While this is not a complete cataclysm, the Plague of Justinian is a good place to start. Why? Because it was far reaching throughout the Byzantine Empire, was considered one of the deadliest plagues throughout history, but didn't hit everywhere all at once, so there was at least some forward warning of it through parts of the empire.
As for economic impacts; economies that face crises like this end up reducing their production of 'normal' goods and services as they divert resources to managing the problem. This means that the economies contract, causing either recession or depression. This is a problem if there are fixed costs throughout the empire, like roads. If your empire is actually reducing in numbers and geographic size, then a reduction in the economy isn't that bad as it's really GDP/population that counts - a country with double the GDP but double the population and infrastructure needs isn't really that better off by comparison to its neighbour. In Justinian's time however, the Byzantine empire was still trying to expand and recapture the glory days of Rome. That meant they needed to maintain (if not increase) tax revenue at a time when population was decreasing. That put pressure on the survivors to fund tax revenue from an ever decreasing pool, meaning an increasing percentage of their own income was going to the state.

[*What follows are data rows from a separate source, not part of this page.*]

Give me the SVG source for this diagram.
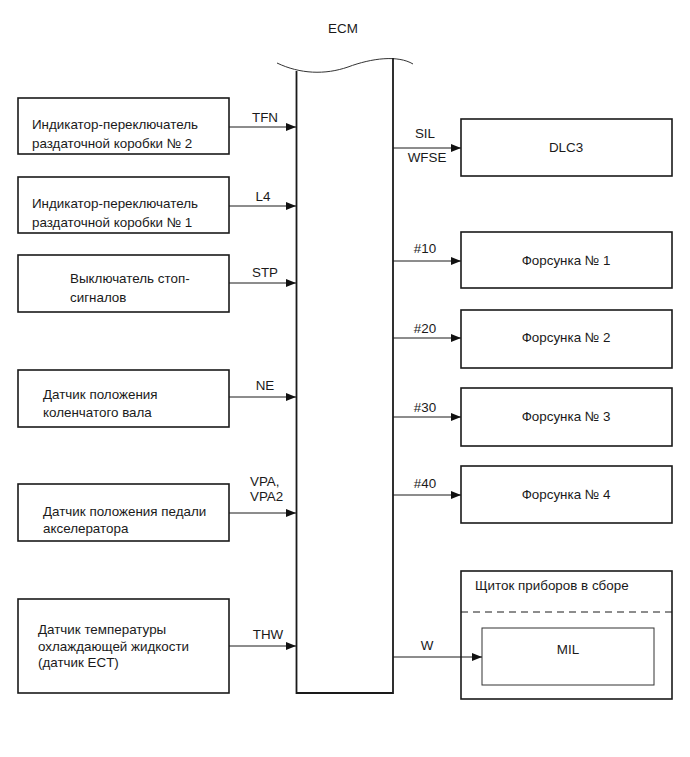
<svg xmlns="http://www.w3.org/2000/svg" width="690" height="757" viewBox="0 0 690 757">
<defs>
<marker id="ah" viewBox="0 0 10 10" refX="10" refY="5" markerWidth="10" markerHeight="10" markerUnits="userSpaceOnUse" orient="auto">
<path d="M0,1 L10,5 L0,9 Z" fill="#111"/>
</marker>
<style>
text{font-family:"Liberation Sans",Arial,sans-serif;font-size:13.4px;fill:#1a1a1a}
.box{fill:#fff;stroke:#1a1a1a;stroke-width:1.6}
.inner{fill:#fff;stroke:#333;stroke-width:1}
.ecm{fill:none;stroke:#1a1a1a;stroke-width:1.8}
.wire{stroke:#1a1a1a;stroke-width:1;fill:none;marker-end:url(#ah)}
.c{text-anchor:middle}
</style>
</defs>
<rect width="690" height="757" fill="#fff"/>

<g id="ecm">
<text class="c" x="343" y="33">ECM</text>
<path d="M277,63 C300,74 325,75 348,67 C372,58 398,55 413,64" fill="none" stroke="#333" stroke-width="1"/>
<path class="ecm" d="M296.5,71 L296.5,693 L393,693 L393,58"/>
</g>

<g id="n-tfn"><rect class="box" x="18" y="98" width="211" height="56"/>
<text x="32" y="129">Индикатор-переключатель</text><text x="32" y="148">раздаточной коробки № 2</text></g>
<g id="n-l4"><rect class="box" x="18" y="177" width="211" height="56"/>
<text x="32" y="208">Индикатор-переключатель</text><text x="32" y="227">раздаточной коробки № 1</text></g>
<g id="n-stp"><rect class="box" x="18" y="255" width="211" height="57"/>
<text x="70" y="283">Выключатель стоп-</text><text x="70" y="302">сигналов</text></g>
<g id="n-ne"><rect class="box" x="18" y="370" width="211" height="57"/>
<text x="43" y="399">Датчик положения</text><text x="43" y="417">коленчатого вала</text></g>
<g id="n-vpa"><rect class="box" x="18" y="484" width="211" height="57"/>
<text x="43" y="516">Датчик положения педали</text><text x="43" y="533">акселератора</text></g>
<g id="n-thw"><rect class="box" x="18" y="599" width="211" height="94"/>
<text x="38" y="634">Датчик температуры</text><text x="38" y="651">охлаждающей жидкости</text><text x="38" y="667">(датчик ECT)</text></g>

<g id="n-dlc3"><rect class="box" x="461" y="119" width="211" height="57"/>
<text class="c" x="566" y="152">DLC3</text></g>
<g id="n-f1"><rect class="box" x="461" y="232" width="211" height="56"/>
<text class="c" x="566" y="265">Форсунка № 1</text></g>
<g id="n-f2"><rect class="box" x="461" y="310" width="211" height="58"/>
<text class="c" x="566" y="342">Форсунка № 2</text></g>
<g id="n-f3"><rect class="box" x="461" y="388" width="211" height="58"/>
<text class="c" x="566" y="421">Форсунка № 3</text></g>
<g id="n-f4"><rect class="box" x="461" y="466" width="211" height="57"/>
<text class="c" x="566" y="499">Форсунка № 4</text></g>
<g id="n-cluster"><rect class="box" x="461" y="571" width="211" height="128"/>
<text x="475" y="590">Щиток приборов в сборе</text>
<line x1="461" y1="612" x2="672" y2="612" stroke="#1a1a1a" stroke-width="1" stroke-dasharray="7,5"/>
<g id="n-mil"><rect class="inner" x="482" y="628" width="172" height="57"/>
<text class="c" x="568" y="654">MIL</text></g></g>

<g id="connectors">
<line class="wire" x1="229" y1="127" x2="296" y2="127"/>
<line class="wire" x1="229" y1="206" x2="296" y2="206"/>
<line class="wire" x1="229" y1="283" x2="296" y2="283"/>
<line class="wire" x1="229" y1="397" x2="296" y2="397"/>
<line class="wire" x1="229" y1="513" x2="296" y2="513"/>
<line class="wire" x1="229" y1="646" x2="296" y2="646"/>
<line class="wire" x1="393" y1="148" x2="461" y2="148"/>
<line class="wire" x1="393" y1="261" x2="461" y2="261"/>
<line class="wire" x1="393" y1="338" x2="461" y2="338"/>
<line class="wire" x1="393" y1="417" x2="461" y2="417"/>
<line class="wire" x1="393" y1="495" x2="461" y2="495"/>
<line class="wire" x1="393" y1="657" x2="482" y2="657"/>
<text class="c" x="265" y="122">TFN</text>
<text class="c" x="263" y="201">L4</text>
<text class="c" x="265" y="277">STP</text>
<text class="c" x="265" y="390">NE</text>
<text x="250" y="486">VPA,</text>
<text x="250" y="501">VPA2</text>
<text class="c" x="268" y="639">THW</text>
<text class="c" x="425" y="138">SIL</text>
<text class="c" x="427" y="162">WFSE</text>
<text class="c" x="425" y="253">#10</text>
<text class="c" x="425" y="333">#20</text>
<text class="c" x="425" y="412">#30</text>
<text class="c" x="425" y="488">#40</text>
<text class="c" x="427" y="650">W</text>
</g>
</svg>
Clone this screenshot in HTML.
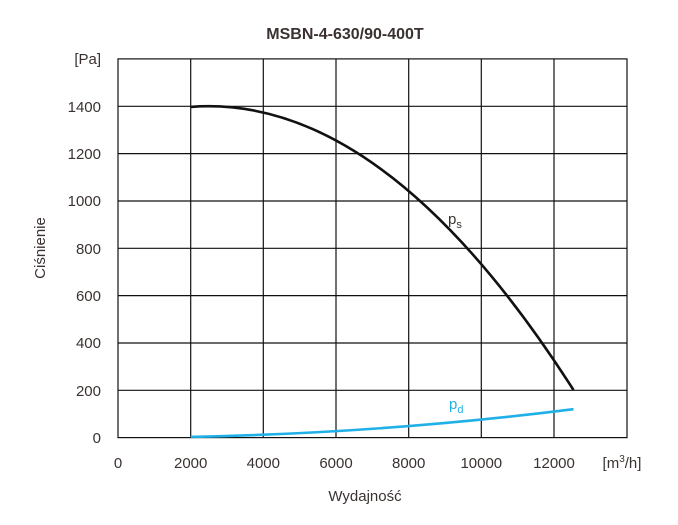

Ultimately, the answer to your question is dependent on the type of cataclysm being faced, and the populace's reaction to it. If they all just give up and stay home from the moment they find out about it, then your economy tanks because no-one's out there producing. If on the other hand your national leaders offer hope, or a way forward at least, then your economy may languish but survive in some form.
When you get right down to it, the job of a Government is to provide the infrastructure and rules necessary to stimulate production. That means roads, hospitals, schools, police etc. Roads to get goods to markets, hospitals to keep working people fit for work, schools to teach the young what they need to know in order to be contributors to the economy in good jobs, and police to ensure that there is a measure of safety for people out working. If you add to that the military to protect from other governments who want your land or resources to benefit their own economy, then you have a lot of what you need in terms of economic support. Most countries also add to this some form of social welfare in the hope that those down on their luck can be supported just long enough to get back out into the workforce as well. With that, you pretty much have a comprehensive framework for your economy.
The trouble is, when facing war, pandemic, massive catastrophes (either foreseen or unforeseen) and other disruptions, at least some of that production gets diverted or doesn't even happen. That means that your economy (at least temporarily) shrinks. If your numbers are preserved however, you'll still need to build houses, grow food, make clothes, etc. - in other words, support your populace, who consume the production of your country. That means, any temporary losses eventually correct themselves.
In your scenario however, the trick will be making sure that people don't give up. There's no point building a better future for yourself if there's a guarantee that there's no future to build. As such, it will be up to the leadership of your nation to offer some sort of hope in order to preserve the economy in some form going forward.